** Begin The data **

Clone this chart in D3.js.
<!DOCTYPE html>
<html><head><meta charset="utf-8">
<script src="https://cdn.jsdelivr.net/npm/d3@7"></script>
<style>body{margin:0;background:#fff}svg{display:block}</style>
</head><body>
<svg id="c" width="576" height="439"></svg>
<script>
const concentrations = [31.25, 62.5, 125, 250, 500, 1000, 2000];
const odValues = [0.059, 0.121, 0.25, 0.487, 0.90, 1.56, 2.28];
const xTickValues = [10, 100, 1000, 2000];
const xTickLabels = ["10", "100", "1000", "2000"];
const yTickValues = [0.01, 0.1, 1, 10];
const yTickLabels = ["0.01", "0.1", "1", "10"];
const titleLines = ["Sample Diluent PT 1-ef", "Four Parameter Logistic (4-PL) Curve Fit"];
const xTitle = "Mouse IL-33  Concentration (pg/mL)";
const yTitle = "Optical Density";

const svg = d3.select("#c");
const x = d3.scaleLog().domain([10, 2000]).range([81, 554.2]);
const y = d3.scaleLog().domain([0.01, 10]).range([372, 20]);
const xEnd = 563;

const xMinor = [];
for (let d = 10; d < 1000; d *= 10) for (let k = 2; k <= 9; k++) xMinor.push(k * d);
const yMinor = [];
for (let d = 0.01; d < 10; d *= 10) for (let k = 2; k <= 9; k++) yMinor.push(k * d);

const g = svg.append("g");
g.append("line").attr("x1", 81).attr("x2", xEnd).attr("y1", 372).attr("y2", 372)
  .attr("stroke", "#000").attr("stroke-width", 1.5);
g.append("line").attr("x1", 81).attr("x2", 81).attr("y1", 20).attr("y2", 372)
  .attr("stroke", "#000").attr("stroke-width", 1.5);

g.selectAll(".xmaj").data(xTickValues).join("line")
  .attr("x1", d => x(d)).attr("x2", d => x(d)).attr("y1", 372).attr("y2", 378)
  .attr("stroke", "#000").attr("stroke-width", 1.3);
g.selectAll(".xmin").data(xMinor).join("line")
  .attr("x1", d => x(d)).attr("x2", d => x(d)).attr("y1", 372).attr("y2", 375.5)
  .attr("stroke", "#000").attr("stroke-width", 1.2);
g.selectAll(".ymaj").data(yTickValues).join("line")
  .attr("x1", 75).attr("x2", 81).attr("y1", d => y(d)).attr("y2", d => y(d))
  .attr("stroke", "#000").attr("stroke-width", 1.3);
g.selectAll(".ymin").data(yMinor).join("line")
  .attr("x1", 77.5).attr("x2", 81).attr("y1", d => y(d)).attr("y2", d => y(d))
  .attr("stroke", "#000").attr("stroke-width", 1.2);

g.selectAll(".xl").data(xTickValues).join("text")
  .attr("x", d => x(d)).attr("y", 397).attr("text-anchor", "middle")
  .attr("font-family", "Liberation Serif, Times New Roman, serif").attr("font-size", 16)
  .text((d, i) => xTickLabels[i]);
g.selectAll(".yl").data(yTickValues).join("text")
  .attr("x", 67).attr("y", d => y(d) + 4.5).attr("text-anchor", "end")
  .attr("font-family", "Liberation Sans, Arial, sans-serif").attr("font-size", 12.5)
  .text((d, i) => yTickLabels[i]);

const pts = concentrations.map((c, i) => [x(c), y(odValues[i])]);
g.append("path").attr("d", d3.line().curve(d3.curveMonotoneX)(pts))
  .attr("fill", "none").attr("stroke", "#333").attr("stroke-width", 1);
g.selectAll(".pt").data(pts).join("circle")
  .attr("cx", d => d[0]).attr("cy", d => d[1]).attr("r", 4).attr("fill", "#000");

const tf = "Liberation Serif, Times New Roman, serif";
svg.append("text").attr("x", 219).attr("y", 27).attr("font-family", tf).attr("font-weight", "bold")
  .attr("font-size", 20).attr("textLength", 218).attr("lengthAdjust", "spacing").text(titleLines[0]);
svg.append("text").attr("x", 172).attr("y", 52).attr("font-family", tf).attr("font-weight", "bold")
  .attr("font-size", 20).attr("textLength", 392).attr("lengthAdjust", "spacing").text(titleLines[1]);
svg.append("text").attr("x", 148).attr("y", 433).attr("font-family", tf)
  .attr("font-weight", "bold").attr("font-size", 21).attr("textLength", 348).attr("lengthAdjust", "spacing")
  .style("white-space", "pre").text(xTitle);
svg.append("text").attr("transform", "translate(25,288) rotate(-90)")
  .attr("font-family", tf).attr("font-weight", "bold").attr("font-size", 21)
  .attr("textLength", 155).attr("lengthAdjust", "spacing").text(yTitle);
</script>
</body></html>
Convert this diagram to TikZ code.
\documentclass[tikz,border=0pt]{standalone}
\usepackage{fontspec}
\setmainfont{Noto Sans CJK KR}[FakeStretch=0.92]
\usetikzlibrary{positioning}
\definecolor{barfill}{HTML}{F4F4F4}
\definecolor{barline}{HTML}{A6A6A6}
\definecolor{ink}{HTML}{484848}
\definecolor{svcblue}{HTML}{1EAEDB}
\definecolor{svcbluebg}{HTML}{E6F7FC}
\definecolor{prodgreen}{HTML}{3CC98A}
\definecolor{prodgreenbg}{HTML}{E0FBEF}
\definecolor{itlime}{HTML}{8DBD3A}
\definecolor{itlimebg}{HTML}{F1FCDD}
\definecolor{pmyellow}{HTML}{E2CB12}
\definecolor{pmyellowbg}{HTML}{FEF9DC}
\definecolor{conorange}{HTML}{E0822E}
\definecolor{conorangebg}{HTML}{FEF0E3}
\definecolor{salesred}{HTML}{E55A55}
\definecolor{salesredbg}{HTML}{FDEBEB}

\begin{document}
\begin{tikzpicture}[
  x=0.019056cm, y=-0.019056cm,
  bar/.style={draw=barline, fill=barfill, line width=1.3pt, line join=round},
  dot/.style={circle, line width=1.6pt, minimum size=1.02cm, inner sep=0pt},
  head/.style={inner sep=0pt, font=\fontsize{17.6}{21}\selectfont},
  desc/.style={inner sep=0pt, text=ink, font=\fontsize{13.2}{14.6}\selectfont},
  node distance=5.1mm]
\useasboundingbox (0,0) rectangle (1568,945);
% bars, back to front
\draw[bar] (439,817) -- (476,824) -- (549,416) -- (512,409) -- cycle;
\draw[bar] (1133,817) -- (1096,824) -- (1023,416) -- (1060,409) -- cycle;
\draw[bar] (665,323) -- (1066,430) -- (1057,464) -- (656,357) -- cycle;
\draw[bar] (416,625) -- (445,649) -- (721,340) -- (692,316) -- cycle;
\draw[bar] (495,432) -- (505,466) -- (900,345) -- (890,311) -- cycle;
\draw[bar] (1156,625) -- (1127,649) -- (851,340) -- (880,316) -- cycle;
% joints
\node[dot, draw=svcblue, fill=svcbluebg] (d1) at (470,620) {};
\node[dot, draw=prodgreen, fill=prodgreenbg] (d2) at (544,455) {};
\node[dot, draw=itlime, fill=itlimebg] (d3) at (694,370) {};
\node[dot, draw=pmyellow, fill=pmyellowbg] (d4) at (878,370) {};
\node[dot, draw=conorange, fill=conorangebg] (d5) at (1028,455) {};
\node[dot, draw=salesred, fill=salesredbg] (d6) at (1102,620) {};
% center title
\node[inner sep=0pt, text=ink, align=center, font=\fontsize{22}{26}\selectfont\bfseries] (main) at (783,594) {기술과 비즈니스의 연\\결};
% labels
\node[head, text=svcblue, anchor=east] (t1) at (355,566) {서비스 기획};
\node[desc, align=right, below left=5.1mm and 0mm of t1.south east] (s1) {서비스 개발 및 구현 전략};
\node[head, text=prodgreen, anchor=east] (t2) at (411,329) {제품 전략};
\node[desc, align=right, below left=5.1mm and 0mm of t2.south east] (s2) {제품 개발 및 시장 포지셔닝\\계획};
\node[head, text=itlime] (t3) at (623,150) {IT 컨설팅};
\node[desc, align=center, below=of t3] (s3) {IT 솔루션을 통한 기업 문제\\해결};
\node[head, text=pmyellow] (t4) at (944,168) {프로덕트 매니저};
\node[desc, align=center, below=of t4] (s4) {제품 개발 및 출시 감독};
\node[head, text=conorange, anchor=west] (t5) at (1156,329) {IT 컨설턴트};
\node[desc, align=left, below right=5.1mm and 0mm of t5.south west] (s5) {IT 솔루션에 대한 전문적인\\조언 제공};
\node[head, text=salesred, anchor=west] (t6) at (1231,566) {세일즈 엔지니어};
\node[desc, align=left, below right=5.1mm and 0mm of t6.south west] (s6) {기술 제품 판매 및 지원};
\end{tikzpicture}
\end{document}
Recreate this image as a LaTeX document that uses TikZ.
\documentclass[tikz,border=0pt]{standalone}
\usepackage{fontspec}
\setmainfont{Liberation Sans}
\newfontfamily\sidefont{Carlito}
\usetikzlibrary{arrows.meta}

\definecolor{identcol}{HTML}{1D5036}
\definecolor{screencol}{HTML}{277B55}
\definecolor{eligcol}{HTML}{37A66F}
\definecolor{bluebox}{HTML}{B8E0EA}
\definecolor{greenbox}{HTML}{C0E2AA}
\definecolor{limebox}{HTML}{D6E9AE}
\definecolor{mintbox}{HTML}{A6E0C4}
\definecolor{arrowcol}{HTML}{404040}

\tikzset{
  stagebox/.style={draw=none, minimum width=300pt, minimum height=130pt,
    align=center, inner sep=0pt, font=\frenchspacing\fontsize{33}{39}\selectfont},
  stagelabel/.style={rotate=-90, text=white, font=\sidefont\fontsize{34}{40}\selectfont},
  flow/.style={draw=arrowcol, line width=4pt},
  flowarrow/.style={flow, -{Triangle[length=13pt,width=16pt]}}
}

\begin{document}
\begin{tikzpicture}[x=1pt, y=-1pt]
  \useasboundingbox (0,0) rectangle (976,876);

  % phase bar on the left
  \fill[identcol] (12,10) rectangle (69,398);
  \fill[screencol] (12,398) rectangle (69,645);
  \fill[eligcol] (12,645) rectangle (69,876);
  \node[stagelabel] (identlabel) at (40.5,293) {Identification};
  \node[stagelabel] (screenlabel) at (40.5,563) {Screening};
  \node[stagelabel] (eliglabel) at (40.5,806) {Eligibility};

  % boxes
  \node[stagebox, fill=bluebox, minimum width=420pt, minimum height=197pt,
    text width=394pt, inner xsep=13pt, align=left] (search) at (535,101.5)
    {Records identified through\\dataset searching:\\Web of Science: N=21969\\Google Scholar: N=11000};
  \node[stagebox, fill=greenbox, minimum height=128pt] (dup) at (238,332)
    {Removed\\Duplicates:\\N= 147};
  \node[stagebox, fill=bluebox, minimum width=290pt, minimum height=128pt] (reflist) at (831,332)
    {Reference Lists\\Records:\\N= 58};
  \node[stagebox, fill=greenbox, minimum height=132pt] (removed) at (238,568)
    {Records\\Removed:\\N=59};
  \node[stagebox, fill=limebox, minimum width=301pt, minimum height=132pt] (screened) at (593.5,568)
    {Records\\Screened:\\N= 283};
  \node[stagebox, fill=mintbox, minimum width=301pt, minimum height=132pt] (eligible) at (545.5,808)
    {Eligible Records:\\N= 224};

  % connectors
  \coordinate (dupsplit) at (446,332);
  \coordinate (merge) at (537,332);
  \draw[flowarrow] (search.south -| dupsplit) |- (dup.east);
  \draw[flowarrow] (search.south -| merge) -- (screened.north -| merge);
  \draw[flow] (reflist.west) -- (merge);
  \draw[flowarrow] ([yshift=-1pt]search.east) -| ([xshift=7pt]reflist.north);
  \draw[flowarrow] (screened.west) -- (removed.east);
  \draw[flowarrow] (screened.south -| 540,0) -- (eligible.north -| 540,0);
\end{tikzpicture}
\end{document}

** End The data **

Challenge
Make a copy of each line that contains the string "this".

Task output
Clone this chart in D3.js.
Convert this diagram to TikZ code.
Recreate this image as a LaTeX document that uses TikZ.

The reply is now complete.